Despite the amount of work involved, doing a hobby on computers seems…lazy? Like the stereotype of the kids in front of the TV all day - get up and go DO something! I admit, it’s a perception thing. It’s like some parody science fiction of the ‘brave new world’ - everyone does traditional hobbies on computers. Everyone shows off their virtual trains, their virtual quilts, their virtual model rockets, and only the readers (or the time-transplanted reader analog) see how “odd” it really is.

I’m not condemning virtual railroading. I like model trains, but the cost and room required keeps me from having a layout. I have experimented with virtual trains, but I don’t want to spend the money on THAT either (and the time-it would eat into my model car time:)). Also, virtual trains is to me a different hobby. Running virtual trains is one thing (it’s like virtual airplane flying; each involves skill), but having a virtual train collection seems like looking at pictures.

I can see how I could be coming across as condescending, but I am not meaning to. I am just giving my perspective. Like, I also collect vintage arcade games (Star Wars, Battle Zone, etc). Now, they can be emulated to run on a desktop, but playing the games that way doesn’t (in the words of Scotty) feel right. I think you need the “feel”, the heft, of the original cabinet and controls.

It’s obviously nostalgia-I’m trying to recreate my lost youth!:slight_smile: [pout] I’m going to go play with my (Duncan Butterfly) yo-yo now!
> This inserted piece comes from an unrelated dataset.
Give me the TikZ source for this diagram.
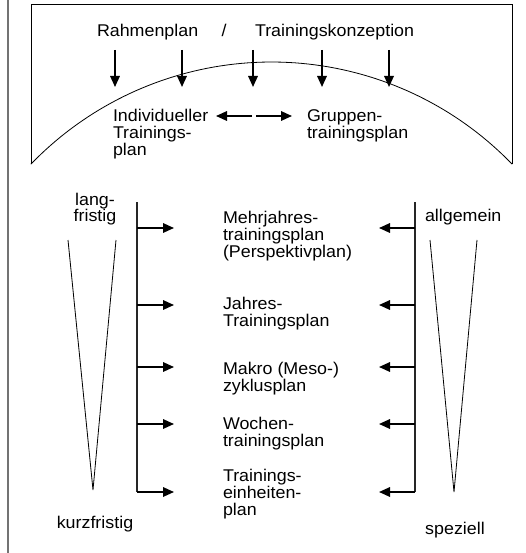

Another thought - imagine what “virtual quilting” could be like. One way could be that you have a program that emulates a sewing machine. There is a foot pedal input, and a touch pad interface. The quilter uses the touch pad to “guide” the material past the virtual needle, activating the virtual machine with the foot pedal. This is like flying model airplanes on the computer-it still requires skill, you can make mistakes - crash the plane, make wavy stitch lines - but they can be corrected easier.
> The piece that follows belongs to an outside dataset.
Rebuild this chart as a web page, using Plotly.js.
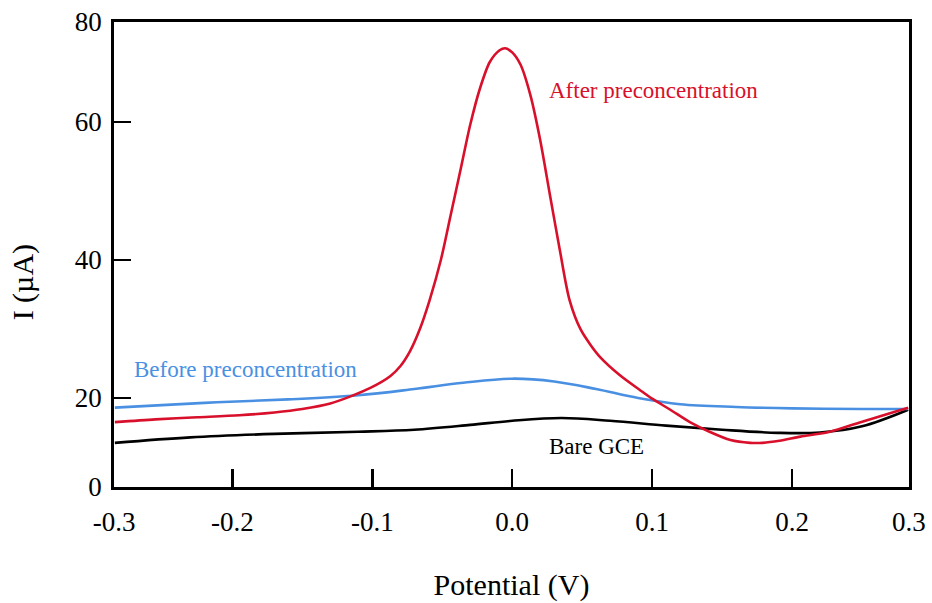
<!DOCTYPE html>
<html>
<head>
<meta charset="utf-8">
<script src="https://cdn.plot.ly/plotly-3.0.1.min.js"></script>
<style>
  html, body { margin: 0; padding: 0; background: #fff; }
  #chart { width: 932px; height: 603px; }
</style>
</head>
<body>
<div id="chart"></div>
<script>
// Potential (V)
const afterX = [-0.284, -0.255, -0.225, -0.195, -0.17, -0.15, -0.13, -0.116, -0.101, -0.087, -0.08, -0.073, -0.066, -0.059, -0.051, -0.044, -0.037, -0.03, -0.023, -0.016, -0.009, -0.005, 0.0, 0.006, 0.013, 0.02, 0.027, 0.034, 0.041, 0.049, 0.056, 0.063, 0.077, 0.091, 0.1, 0.113, 0.127, 0.141, 0.156, 0.17, 0.179, 0.191, 0.206, 0.227, 0.249, 0.27, 0.283];
// Current (µA)
const afterY = [16.5, 16.9, 17.2, 17.5, 17.9, 18.4, 19.2, 20.2, 21.5, 23.2, 24.6, 26.8, 30.0, 34.2, 40.0, 46.5, 53.0, 59.6, 64.9, 68.7, 70.4, 70.7, 70.1, 68.3, 63.9, 57.4, 49.4, 41.5, 34.2, 29.9, 27.7, 25.9, 23.3, 21.2, 19.9, 18.3, 16.5, 15.1, 13.9, 13.5, 13.5, 13.8, 14.4, 15.1, 16.5, 17.8, 18.6];

const beforeX = [-0.284, -0.22, -0.16, -0.11, -0.07, -0.035, 0.0, 0.03, 0.06, 0.09, 0.12, 0.16, 0.2, 0.25, 0.283];
const beforeY = [18.6, 19.3, 19.8, 20.4, 21.3, 22.2, 22.8, 22.4, 21.3, 20.0, 19.1, 18.7, 18.5, 18.4, 18.4];

const bareX = [-0.284, -0.23, -0.17, -0.11, -0.07, -0.03, 0.0, 0.035, 0.07, 0.11, 0.15, 0.19, 0.22, 0.25, 0.283];
const bareY = [13.5, 14.3, 14.8, 15.1, 15.4, 16.1, 16.7, 17.1, 16.7, 16.0, 15.4, 14.95, 15.0, 15.9, 18.3];

// Axis tick labels as printed on the figure
const xTickVals = [-0.2845, -0.2, -0.1, 0.0, 0.1, 0.2, 0.2835];
const xTickText = ["-0.3", "-0.2", "-0.1", "0.0", "0.1", "0.2", "0.3"];
const yTickVals = [7.1, 20, 40, 60, 74.5];
const yTickText = ["0", "20", "40", "60", "80"];

const seriesNames = ["After preconcentration", "Before preconcentration", "Bare GCE"];
const colors = ["#d8102b", "#4a90e2", "#000000"];

const FONT = "'Liberation Serif', 'Times New Roman', Times, serif";

const traces = [
  {x: bareX, y: bareY, name: seriesNames[2], mode: "lines", line: {color: colors[2], width: 2.6, shape: "spline", smoothing: 1}},
  {x: beforeX, y: beforeY, name: seriesNames[1], mode: "lines", line: {color: colors[1], width: 2.6, shape: "spline", smoothing: 1}},
  {x: afterX, y: afterY, name: seriesNames[0], mode: "lines", line: {color: colors[0], width: 2.6, shape: "spline", smoothing: 0.8}}
];

const layout = {
  width: 932, height: 603,
  margin: {l: 114, r: 23, t: 22, b: 116},
  paper_bgcolor: "#fff", plot_bgcolor: "#fff",
  showlegend: false,
  font: {family: FONT, color: "#000", size: 27},
  xaxis: {
    range: [-0.2846, 0.2836],
    tickvals: xTickVals, ticktext: xTickText,
    ticks: "inside", ticklen: 18, tickwidth: 2.5, tickcolor: "#000",
    showline: true, linecolor: "#000", linewidth: 2.8, mirror: true,
    showgrid: false, zeroline: false,
    tickfont: {family: FONT, size: 27, color: "#000"},
    ticklabelstandoff: 9,
    title: {text: "Potential (V)", font: {family: FONT, size: 30, color: "#000"}, standoff: 38}
  },
  yaxis: {
    range: [7.1, 74.5],
    tickvals: yTickVals, ticktext: yTickText,
    ticks: "inside", ticklen: 17, tickwidth: 2.5, tickcolor: "#000",
    showline: true, linecolor: "#000", linewidth: 2.8, mirror: true,
    showgrid: false, zeroline: false,
    tickfont: {family: FONT, size: 27, color: "#000"},
    ticklabelstandoff: 4
  },
  annotations: [
    {xref: "paper", yref: "paper", x: -0.1145, y: 0.44, text: "I (µA)", textangle: -90,
     showarrow: false, xanchor: "center", yanchor: "middle",
     font: {family: FONT, size: 30, color: "#000"}},
    {x: 0.025, y: 64.6, text: seriesNames[0], showarrow: false, xanchor: "left", yanchor: "middle",
     font: {family: FONT, size: 23, color: colors[0]}},
    {x: -0.2714, y: 24.2, text: seriesNames[1], showarrow: false, xanchor: "left", yanchor: "middle",
     font: {family: FONT, size: 23, color: colors[1]}},
    {x: 0.06, y: 12.9, text: seriesNames[2], showarrow: false, xanchor: "center", yanchor: "middle",
     font: {family: FONT, size: 23, color: colors[2]}}
  ]
};

Plotly.newPlot("chart", traces, layout, {displayModeBar: false, staticPlot: true});
</script>
</body>
</html>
But, another way could be you just select patterns and use a photoshop-like program to arrange them. The skill set is different. In the first, the skills are manual (can you hold the “material” straight?), in the second, they are artistic (can you make a pleasing pattern?).

Maybe we are living in the ‘transition period’. Quilts used to be made because people needed blankets. Now, most quits made are purely decorative. Maybe the end result is all that matters? Having a sewing machine emulator is the equivalent of a virtual buggy whip, something that isn’t needed any more? Maybe in the future all anyone will care about is the result, and will laugh at us ‘primitives’ that waste time making errors when they can get a perfect result every time?

Now I found something our wives have in common! My wife also pokes fun at camping as a hobby. When she talked about how her family didn’t really have the time or money to go on vacations or do fun stuff, I had suggested camping. Its a very economical way to spend a vacation- you can get a lot of equipment secondhand/at yard sales, the cost of the actual camp site is cheap, you could do it once a year for a weekend so it doesn’t take a ton of time, etc.

With camping, she said that the idea of sleeping out in the woods didn’t appeal to many people in her culture. I joked with her that maybe white people are so rich and privleged they gotta go back to doing ‘poor people’ things for fun :stuck_out_tongue: . To her credit, she went with me on a camping trip with my family and really enjoyed it. But even her family now, comfortably middle class, wouldn’t be keen on going. While they can afford it, they rarely go on vacations, and if they do travel its back to Mexico to visit relatives every other year. The house they stay in has dirt floors, no hot water, nobody has cars so you have to walk everywhere (apparently bicycles are scarce too?) they have open-air kitchens and cook every day, etc. Its probably a decent analogue to camping, but in their case its more of a ‘making due’ thing than, “How about this year we rent a tiny house in an isolated valley of Central Mexico! It’ll be so quaint!”

Someone mentioned our perception of hobbies also, and I see their point too. My wife and I were discussing it (I find the thread very interesting. I like knowing why certain groups are more keen to doing activity A vs other groups prefer activity B). It says a lot about different cultures, and how cultures value time differently. I pointed out to my wife that if you never have ‘time’ to spend on yourself, its easy to look at hobbies that require a LOT of time and think, "That looks fun, but I’d never have time to pursue it. Even if maybe it was totally feasible to find a way to work it into your life, seeing someone spending a hundred hours a week at it will make it look like its a huge commitment.

It seems that for some cultures, the freedom to sit and do nothing is preferred. People who spend their leisure time just sitting on the front porch. Sure they could be making something, or playing some sport, or collecting some object, but for them having the freedom to just relax is their fun.

For other cultures and groups, they can get really hypercompetitive when it comes to hobbies. Their enjoyment seems to be derived from how dedicated they are at it. This is common with hobbies that are heavily equipment and social based- you are interacting with other people in the hobby, and maybe the quality of the equipment plays a big factor. Someone that wants to progress in the hobby further or gain social status will have to spend more time and money.

Like even sven mentioned, for some cultures hobbies are intertwined with making money or social standing. The incentive to pursue the hobby is from the fact that it is a practical benefit to your life. I don’t know if this would even fall under ‘hobby’. Wouldn’t it just be a ‘job’? If you were good enough at playing the lute to play in the town square to busk for money/play for events and it was as lucrative as pig farming, isn’t that just a job you like doing more than pig farming? I guess at some point there’s a grey area between “Hobby that makes decent money” and “Job I really enjoy working at”.